生きている状態でまるごとしめ縄をかけ、蒸し上げた「活蟹のしめ縄蒸し」。かにのうまみがぎゅっと凝縮される。山本長左(ちょうざ)作の九谷焼の器に盛って。地の美味を堪能し、温泉で癒やされる……。
旅館スタイルのステイ先でほっこりくつろぐのも、冬の日本を旅する幸せの一つです。
厳しい冬だからこそいただけるご当地美味の筆頭といえば、やはり北陸のずわいがに。「界 加賀」の「極み タグ付き 活ずわい蟹尽くし会席」で、思う存分味わい尽くしてみてはいかがでしょうか。
主役は新鮮なタグ付きのブランドがに。ほとんどの場合、石川県内の近隣の漁港で揚がった“加能がに”がお目見えします。
コースは、ぷっくりとしたかにの脚と香箱がに・寒ぶりのお刺し身から始まり、焼き物、揚げ物、お浸し、すき鍋と、かに料理オールスターが勢揃い。ときに甘く、ときにジューシー、ときに香ばしく。多彩なおいしさに、旬の活けがにの底力を感じます。
「活ずわい蟹尽くし会席」の始まりは「刺し身」から。
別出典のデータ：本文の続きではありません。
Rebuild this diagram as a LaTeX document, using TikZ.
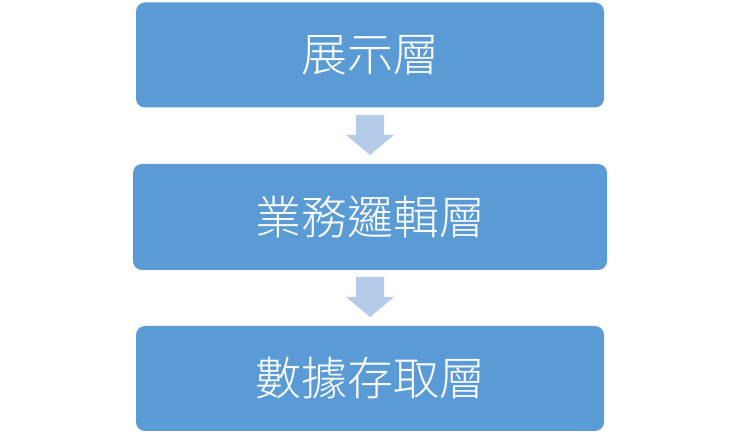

新鮮なまま氷水に浸して、身を一筋一筋立てたかに脚とはさみ、火を通した香箱がに、脂ののった寒ぶりと食べ応えのある逸品。仏手柑を模した器は、地元作家にオーダーしたオリジナル。なかでも「活蟹のしめ縄蒸し」は、「界加賀」でしかいただけないスペシャリテ中のスペシャリテ。海水に浸したしめ縄を活けがにに巻き、蒸し上げるという手法は、江戸時代の文献を紐解いて見つけたものだとか。ほのかに潮の香りをまとったかにの身は、ふっくら、しっとりとした至福の味わいです。
お客さまの目の前で焼かれる「焼き蟹」。甲羅に入れたかにみそを炭火で焼き、焼いた身とあえても美味。昆布をメインにしたさっぱり味のだしでいただく「すき鍋」。最後の締めは雑炊で。もちろん、地元の辛口の日本酒との相性も抜群。全品通して一ぱい半のかにがいただける贅沢なコースに、毎冬、リピーターが多いというのもうなずけます。